Primary outcome was MACCE, including stroke, heart failure, myocardial infarction, life-threatening arrhythmia, transient ischemic attack and MACCE-related death. Re-hospitalizations for a combination of heart failure and arrhythmia were counted only once, and the reason was recorded as heart failure if heart failure persisted after treatment of arrhythmia; otherwise, the reason was recorded as arrhythmia.

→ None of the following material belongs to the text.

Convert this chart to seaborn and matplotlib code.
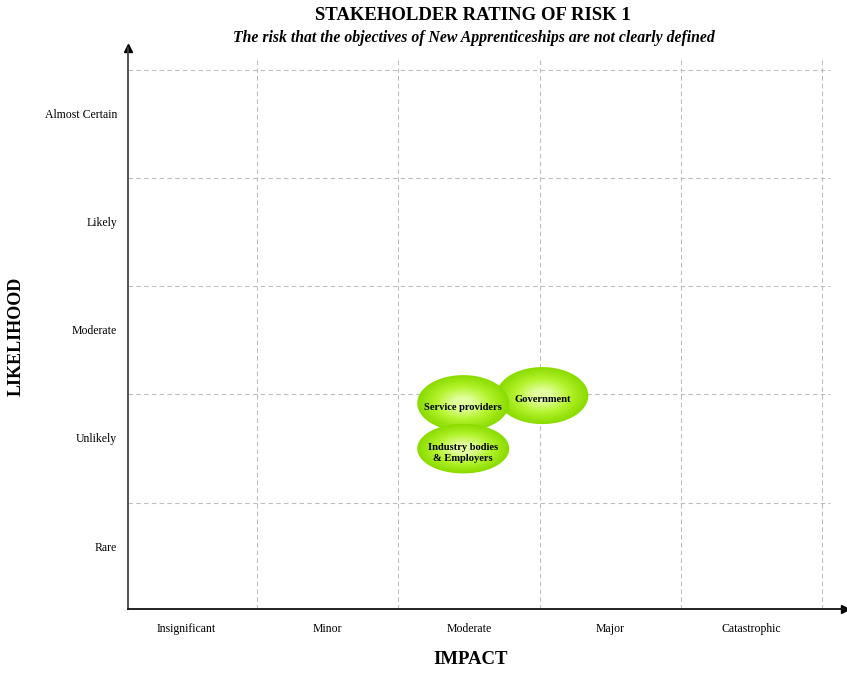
import numpy as np
import pandas as pd
import matplotlib
matplotlib.use("Agg")
import matplotlib.pyplot as plt
from matplotlib.path import Path
from matplotlib.colors import to_rgb
import seaborn as sns

# Rating scales
impact_levels = ["Insignificant", "Minor", "Moderate", "Major", "Catastrophic"]
likelihood_levels = ["Rare", "Unlikely", "Moderate", "Likely", "Almost Certain"]

# Average stakeholder ratings (impact, likelihood)
stakeholders = ["Government", "Service providers", "Industry bodies\n& Employers"]
impact_score = [3.02, 2.46, 2.46]
likelihood_score = [1.99, 1.92, 1.50]

df = pd.DataFrame({"stakeholder": stakeholders,
                   "impact": impact_score,
                   "likelihood": likelihood_score})

sns.set_theme(style="white")
plt.rcParams["font.family"] = ["Liberation Serif", "DejaVu Serif"]
plt.rcParams["text.color"] = "black"

W, H = 847, 674
fig = plt.figure(figsize=(W / 100, H / 100), dpi=100)
ax_left, ax_right, ax_top, ax_bot = 128, 845, 48, 609
ax = fig.add_axes([ax_left / W, 1 - ax_bot / H,
                   (ax_right - ax_left) / W, (ax_bot - ax_top) / H])

# data <-> pixel mapping of the grid
x0_px, x_step = 115.75, 141.25
y0_px, y_step = 611.0, 108.25
ax.set_xlim((ax_left - x0_px) / x_step, (ax_right - x0_px) / x_step)
ax.set_ylim((y0_px - ax_bot) / y_step, (y0_px - ax_top) / y_step)

# dashed grid
grid_kw = dict(color="#bdbdbd", linestyle=(0, (4, 3)), linewidth=0.8, zorder=0)
ax.vlines(np.arange(1, 6), ax.get_ylim()[0], 5.1, **grid_kw)
ax.hlines(np.arange(1, 6), ax.get_xlim()[0], 5.06, **grid_kw)

# ellipse-shaped markers
def ellipse_marker(aspect):
    t = np.linspace(0, 2 * np.pi, 121)
    return Path(np.column_stack([np.cos(t), aspect * np.sin(t)]), closed=True)

aspects = [0.62, 0.61, 0.54]
width_pt = 92 / 100 * 72
edge_col = np.array(to_rgb("#8cdc00"))
mid_col = np.array(to_rgb("#b4f32e"))
center_col = np.array(to_rgb("#e2ffa0"))

n_layers = 14
for i, row in df.iterrows():
    mk = ellipse_marker(aspects[i])
    one = df.iloc[[i]]
    for k in range(n_layers):
        f = k / (n_layers - 1)
        scale = 1.0 - 0.78 * f
        if f < 0.5:
            c = edge_col + (mid_col - edge_col) * (f / 0.5)
        else:
            c = mid_col + (center_col - mid_col) * ((f - 0.5) / 0.5)
        sns.scatterplot(data=one, x="impact", y="likelihood", ax=ax,
                        marker=mk, s=(width_pt * scale) ** 2,
                        color=tuple(c), edgecolor="none", linewidth=0,
                        legend=False, zorder=3 + i * 0.1 + k * 0.001)
    ax.text(row["impact"], row["likelihood"] - 0.04, row["stakeholder"],
            ha="center", va="center", fontsize=7.6, fontweight="bold",
            linespacing=1.2, color="black", zorder=4 + i * 0.1)

# axes with arrow heads
for side in ["top", "right"]:
    ax.spines[side].set_visible(False)
ax.spines["left"].set_color("#444444")
ax.spines["bottom"].set_color("#111111")
ax.spines["left"].set_linewidth(1.3)
ax.spines["bottom"].set_linewidth(1.3)
ax.plot(1, 0, ">", color="black", markersize=6, transform=ax.transAxes, clip_on=False)
ax.plot(0, 1, "^", color="black", markersize=6, transform=ax.transAxes, clip_on=False)

ax.set_xticks(np.arange(len(impact_levels)) + 0.5, impact_levels)
ax.set_yticks(np.arange(len(likelihood_levels)) + 0.6, likelihood_levels)
ax.tick_params(axis="both", length=0, labelsize=8.5, colors="black")
ax.tick_params(axis="x", pad=10)
ax.tick_params(axis="y", pad=8)
ax.set_xlabel("")
ax.set_ylabel("")

fig.text(471 / W, 1 - 660 / H, "IMPACT", ha="center", va="center",
         fontsize=13.5, fontweight="bold")
fig.text(16 / W, 1 - 336 / H, "LIKELIHOOD", ha="center", va="center",
         rotation=90, fontsize=13, fontweight="bold")
fig.text(473 / W, 1 - 15 / H, "STAKEHOLDER RATING OF RISK 1", ha="center",
         va="center", fontsize=13.5, fontweight="bold")
fig.text(474 / W, 1 - 38 / H,
         "The risk that the objectives of New Apprenticeships are not clearly defined",
         ha="center", va="center", fontsize=11.3, fontweight="bold", style="italic")

fig.savefig("out.png", dpi=100, facecolor="white")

Secondary outcome was AEs. Detailed definitions of the AEs are listed in Supplementary definition of outcomes.

Statistical analysis

The comparison of baseline characteristics was used to select potential risk and confounding factors. All variables, including demographics, medical history, preoperative medication, blood cell counts and intraoperative variables, were included into univariate and multivariate backward Cox proportional hazard regression to assess their association with 3-year outcomes. Logistic regression was used to access the association between variables and perioperative outcomes. To identify the effect of PLA on outcomes, hazard ratio (HR) was adjusted by age, gender, body mass index, smoking history, NYHA functional class, diabetes, stroke history, atrial fibrillation, hypertension, digoxin, type of valve replacement, concomitant tricuspid repair and valve material. Odds ratio (OR) was adjusted by all these factors as well as CPB time.

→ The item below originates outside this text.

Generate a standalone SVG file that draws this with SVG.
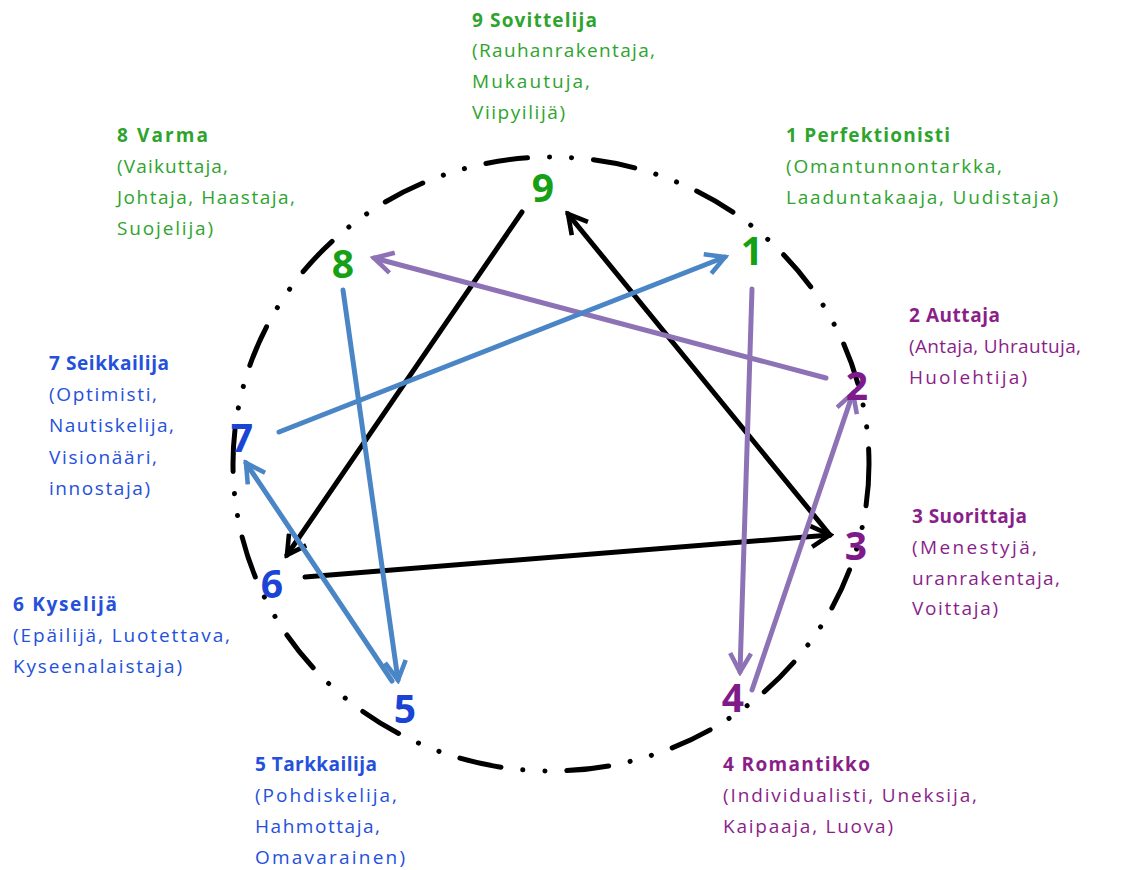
<svg xmlns="http://www.w3.org/2000/svg" width="1122" height="870" viewBox="0 0 1122 870">
<style>
.lbl{font-family:"Open Sans","Liberation Sans",sans-serif;font-size:19px}
.b{font-weight:bold}
.g{fill:#2ea42e}
.p{fill:#8a1f8a}
.bl{fill:#2450dc}
.num{font-family:"Open Sans","Liberation Sans",sans-serif;font-size:39px;font-weight:bold;text-anchor:middle}
.ng{fill:#16a016}
.np{fill:#7f1a8a}
.nb{fill:#1a44d4}
.ln{fill:none;stroke-width:5;stroke-linecap:round}
.k{stroke:#000}
.pu{stroke:#8e72b6}
.bu{stroke:#4a86c6}
</style>
<defs>
<marker id="ak" viewBox="0 0 12 12" refX="10" refY="6" markerWidth="5" markerHeight="5" orient="auto" markerUnits="strokeWidth"><path d="M1,1 L10,6 L1,11" fill="none" stroke="#000" stroke-width="2.2" stroke-linejoin="miter"/></marker>
<marker id="ap" viewBox="0 0 12 12" refX="10" refY="6" markerWidth="5" markerHeight="5" orient="auto" markerUnits="strokeWidth"><path d="M1,1 L10,6 L1,11" fill="none" stroke="#8e72b6" stroke-width="2.2"/></marker>
<marker id="ab" viewBox="0 0 12 12" refX="10" refY="6" markerWidth="5" markerHeight="5" orient="auto" markerUnits="strokeWidth"><path d="M1,1 L10,6 L1,11" fill="none" stroke="#4a86c6" stroke-width="2.2"/></marker>
</defs>
<rect width="1122" height="870" fill="#fff"/>
<ellipse id="circle" cx="551" cy="464" rx="318" ry="307" fill="none" stroke="#000" stroke-width="5" stroke-linecap="round" stroke-dasharray="42 22 0.1 22 0.1 22"/>
<g id="connectors">
<line class="ln k" x1="522" y1="212" x2="287" y2="555" marker-end="url(#ak)"/>
<line class="ln k" x1="305" y1="577" x2="830" y2="535" marker-end="url(#ak)"/>
<line class="ln k" x1="830" y1="535" x2="568" y2="214" marker-end="url(#ak)"/>
<line class="ln pu" x1="826" y1="378" x2="374" y2="258" marker-end="url(#ap)"/>
<line class="ln pu" x1="752" y1="289" x2="740" y2="672" marker-end="url(#ap)"/>
<line class="ln pu" x1="752" y1="690" x2="853" y2="393" marker-end="url(#ap)"/>
<line class="ln bu" x1="279" y1="432" x2="725" y2="257" marker-end="url(#ab)"/>
<line class="ln bu" x1="343" y1="290" x2="398" y2="680" marker-end="url(#ab)"/>
<line class="ln bu" x1="392" y1="681" x2="246" y2="463" marker-end="url(#ab)"/>
</g>
<g id="node9"><text class="num ng" x="543" y="202">9</text>
<text class="lbl g"><tspan class="b" x="472" y="27" textLength="125">9 Sovittelija</tspan><tspan x="472" y="57" textLength="183">(Rauhanrakentaja,</tspan><tspan x="472" y="88" textLength="118">Mukautuja,</tspan><tspan x="472" y="119" textLength="93">Viipyilijä)</tspan></text></g>
<g id="node8"><text class="num ng" x="343" y="278">8</text>
<text class="lbl g"><tspan class="b" x="117" y="142" textLength="91">8 Varma</tspan><tspan x="117" y="173" textLength="111">(Vaikuttaja,</tspan><tspan x="117" y="204" textLength="178">Johtaja,  Haastaja,</tspan><tspan x="117" y="235" textLength="96">Suojelija)</tspan></text></g>
<g id="node1"><text class="num ng" x="752" y="265">1</text>
<text class="lbl g"><tspan class="b" x="786" y="142" textLength="164">1 Perfektionisti</tspan><tspan x="786" y="173" textLength="216">(Omantunnontarkka,</tspan><tspan x="786" y="204" textLength="272">Laaduntakaaja,  Uudistaja)</tspan></text></g>
<g id="node2"><text class="num np" x="857" y="400">2</text>
<text class="lbl p"><tspan class="b" x="909" y="322" textLength="91">2 Auttaja</tspan><tspan x="909" y="353" textLength="172">(Antaja, Uhrautuja,</tspan><tspan x="909" y="384" textLength="118">Huolehtija)</tspan></text></g>
<g id="node3"><text class="num np" x="856" y="560">3</text>
<text class="lbl p"><tspan class="b" x="912" y="523" textLength="115">3 Suorittaja</tspan><tspan x="912" y="554" textLength="125">(Menestyjä,</tspan><tspan x="912" y="585" textLength="148">uranrakentaja,</tspan><tspan x="912" y="615" textLength="86">Voittaja)</tspan></text></g>
<g id="node4"><text class="num np" x="733" y="712">4</text>
<text class="lbl p"><tspan class="b" x="723" y="771" textLength="147">4 Romantikko</tspan><tspan x="723" y="802" textLength="254">(Individualisti, Uneksija,</tspan><tspan x="723" y="833" textLength="170">Kaipaaja, Luova)</tspan></text></g>
<g id="node5"><text class="num nb" x="405" y="723">5</text>
<text class="lbl bl"><tspan class="b" x="255" y="771" textLength="122">5 Tarkkailija</tspan><tspan x="255" y="802" textLength="142">(Pohdiskelija,</tspan><tspan x="255" y="833" textLength="125">Hahmottaja,</tspan><tspan x="255" y="864" textLength="150">Omavarainen)</tspan></text></g>
<g id="node6"><text class="num nb" x="272" y="598">6</text>
<text class="lbl bl"><tspan class="b" x="13" y="611" textLength="104">6 Kyselijä</tspan><tspan x="13" y="642" textLength="217">(Epäilijä,  Luotettava,</tspan><tspan x="13" y="673" textLength="169">Kyseenalaistaja)</tspan></text></g>
<g id="node7"><text class="num nb" x="242" y="452">7</text>
<text class="lbl bl"><tspan class="b" x="49" y="370" textLength="120">7 Seikkailija</tspan><tspan x="49" y="401" textLength="108">(Optimisti,</tspan><tspan x="49" y="432" textLength="125">Nautiskelija,</tspan><tspan x="49" y="464" textLength="108">Visionääri,</tspan><tspan x="49" y="495" textLength="101">innostaja)</tspan></text></g>
</svg>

We performed receiver operating characteristic (ROC) curves, based on MACCE and PLA, from the logistic regression model, and then Youden’s index were used to identify the optimal PLA cut-off value for predicting MACCE in 3 years. This threshold was used to classify patients as having low or high PLA, and MACCE-free survival was compared between the two groups using Kaplan-Meier analysis and the log rank test. Our pilot results with 88 patients showed that 2 of 34 patients with PLA ≤ 6.8% suffered MACCE, compared to 9 of 54 patients with PLA > 6.8%. The sample size was calculated by Cox model based on 2-Sided Equality, according to the Time-To-Event data. Power analysis indicated the need for at least 193 patients, based on 1-β = 0.8, α = 10%. Based on the number of cardiac surgery patients at our hospital in 2010 and the exclusion criteria in our study, we decided to screen all valve replacement patients within one year for eligibility.

All statistical analyses were performed using SPSS 19.0 (IBM, Chicago, IL, USA) and RStudio 1.1.453 (R-Tools Technology, Canada). In all analyses, p < 0.05 was considered significant. Detailed methods of the statistical analysis are shown in Supplementary statistical analysis.